None of those words could be used to accurately describe his namesake restaurant, which still looks like its predecessor (although it's had a pleasant exterior paint job) and serves traditional American neighborhood restaurant fare: pork chops, barbecued ribs, a Kansas City strip, mashed potatoes, and -- on Monday nights -- prime rib.
But does the place need a gimmick to stand out in the KC crowd? The food is hearty enough and reasonably priced. And since the demise of Joe's Restaurant (which became Sanderson's Diner for a few minutes) just down the block, there's definitely a niche available for a casual, all-American lunch and dinner spot in that area. But what will make J. Riley's a destination point? There's no salad bar (the old Steak and Ale salad bar is now a bizarre tableau featuring stuffed, feathered turkeys) like that of Sweet Tomatoes a few blocks away. Will salads, sandwiches, and such homestyle fare as country-fried catfish ($10.75) do for J. Riley's what it has for such nearby neighborhood places as the Romanelli Grill and Michael's Grill?

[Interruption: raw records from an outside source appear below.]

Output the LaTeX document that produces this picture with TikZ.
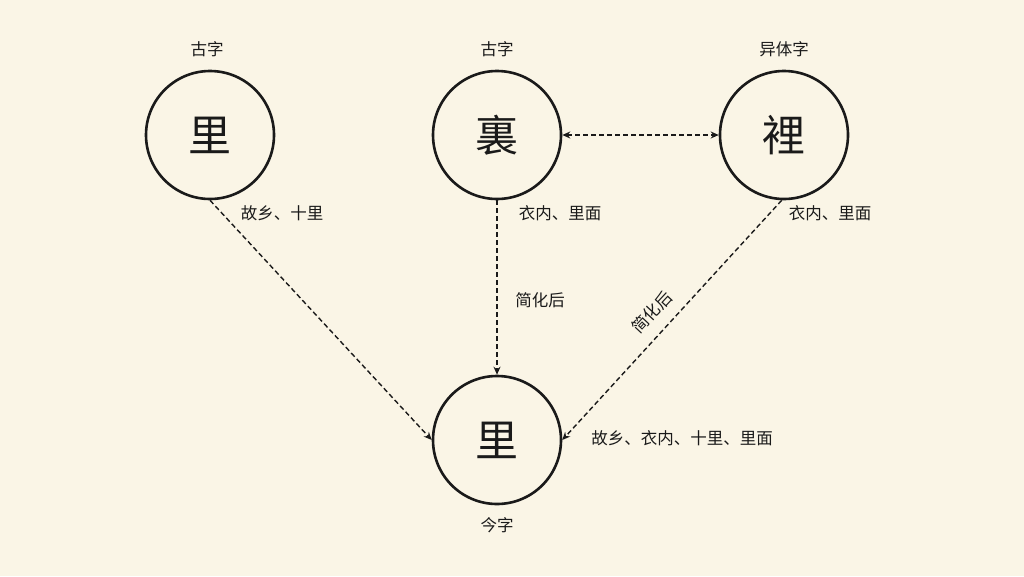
\documentclass[tikz,border=0pt]{standalone}
\usepackage{fontspec}
\setmainfont{Noto Sans CJK SC}
\usetikzlibrary{arrows.meta}
\definecolor{bg}{HTML}{FAF5E6}
\definecolor{ink}{HTML}{1A1A1A}
\begin{document}
\begin{tikzpicture}[x=1pt,y=-1pt,
  circ/.style={circle,draw=ink,line width=2.6pt,minimum size=128pt,inner sep=0pt,font=\fontsize{43}{46}\selectfont,text=ink},
  lab/.style={font=\fontsize{16.5}{19}\selectfont,text=ink},
  tip/.style={-{Stealth[length=8pt,width=7pt]}},
  conn/.style={dash pattern=on 5pt off 3pt,line width=1.4pt,draw=ink,tip}]
\fill[bg] (0,0) rectangle (1024,576);
\useasboundingbox (0,0) rectangle (1024,576);
\node[circ] (a) at (210,135) {里};
\node[circ] (b) at (497,135) {裏};
\node[circ] (c) at (784,135) {裡};
\node[circ] (d) at (497,440) {里};
\node[lab] (la) at (207,49) {古字};
\node[lab] (lb) at (497,49) {古字};
\node[lab] (lc) at (784,49) {异体字};
\node[lab] (ld) at (497,525) {今字};
\draw[conn] (a.-90) -- (d.180);
\draw[conn] (b) -- (d);
\draw[conn] (c.-92) -- (d.0);
\draw[conn,{Stealth[length=8pt,width=7pt]}-{Stealth[length=8pt,width=7pt]}] (b) -- (c);
\node[lab] (e1) at (282,213) {故乡、十里};
\node[lab] (e2) at (560,213) {衣内、里面};
\node[lab] (e3) at (830,213) {衣内、里面};
\node[lab] (e4) at (540,300) {简化后};
\node[lab,rotate=47] (e5) at (652,312) {简化后};
\node[lab] (e6) at (682,438) {故乡、衣内、十里、里面};
\end{tikzpicture}
\end{document}
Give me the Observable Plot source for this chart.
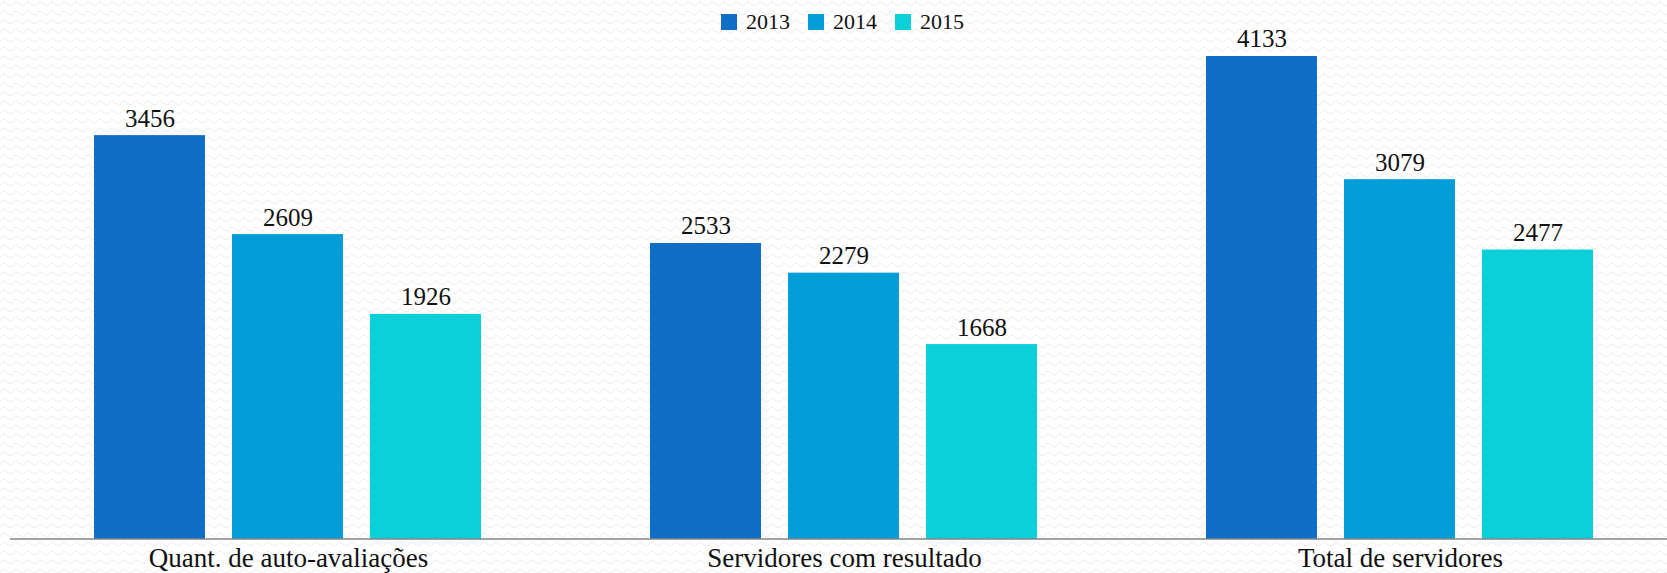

Sure, there are several more exotic dishes on the J. Riley's menu, though not all of them are well-executed. A stuffed portabella mushroom appetizer ($7.95) is not so much stuffed as it is topped off with a layer of tart blue cheese, a blanket of melted mozzarella and cheddar, chopped tomatoes, and scallions. There's no actual description of it on the menu, so it was something of a mystery before it arrived at the table. What would it be "stuffed" with? Nothing, as it turned out.
Then there's the spicy chicken pasta ($11.75) I sampled one night, which had pan-blackened chicken strips and portabella mushrooms lurking in the midst of fettuccine in a surprisingly salty "spicy Alfredo sauce." I asked the server (who had recently abandoned his career as a tree-trimmer, he told us) what the spices were in the Alfredo sauce.
"The same spices we use to make the Cajun chicken strips," he said. "They just throw a little in the sauce."
On that visit, I shared an early dinner with two friends in a cozy little booth in one of the smaller dining rooms. The restaurant was getting busy, and the clientele -- at that hour, anyway -- seemed to run the gamut from middle-age to antiquity. We had barely looked down at our menus when a screeching voice in the next booth silenced our own conversation as would the sound of shattering glass.
"That salmon is so raw," an elderly woman was complaining to her server, "I wondered if it still had a hook in it." She guffawed at her own joke, then snapped, "Take it back to the kitchen and bring me another martini."
This offstage voice, as loud and grating as chalk on a blackboard, would become an unseen, uninvited guest at our table. Before any of us could complete a sentence, let alone a story, the lady in the next booth would cackle out some intriguing response to her quiet dinner companion that could be heard on both sides of State Line.
As our server took our dinner order (my friend Cindy shuddered at the sight of the dirty cuffs on his shirtsleeves) and I debated between the spicy chicken pasta and a chicken dish stuffed with artichoke hearts, spinach, and Parmesan cheese ($11.95), the mysterious voice blurted out: "He's the reason I lost my inheritance!"
"I'm sure we're missing a very good story," said my friend Bob, ordering the Brie Tenderloin ($16.95). "Should I ask her to join us?"
Join us? She was already there -- in spirit, if not in body. After hearing many snippets of her sad story ("He cheated me out of everything, including Mother's amber brooch. And I won't tell you what he did to the dog!"), I was almost disappointed when she -- and her foghorn voice -- finally left; I never did hear what happened to the poor dog. But by this point, our salads had arrived, each a tidy affair of iceberg lettuce, carrots, cabbage, hard-boiled egg, and bacon bits that could be tarted up with one of seven salad dressings, including the unmemorable buttermilk ranch with which I drenched mine.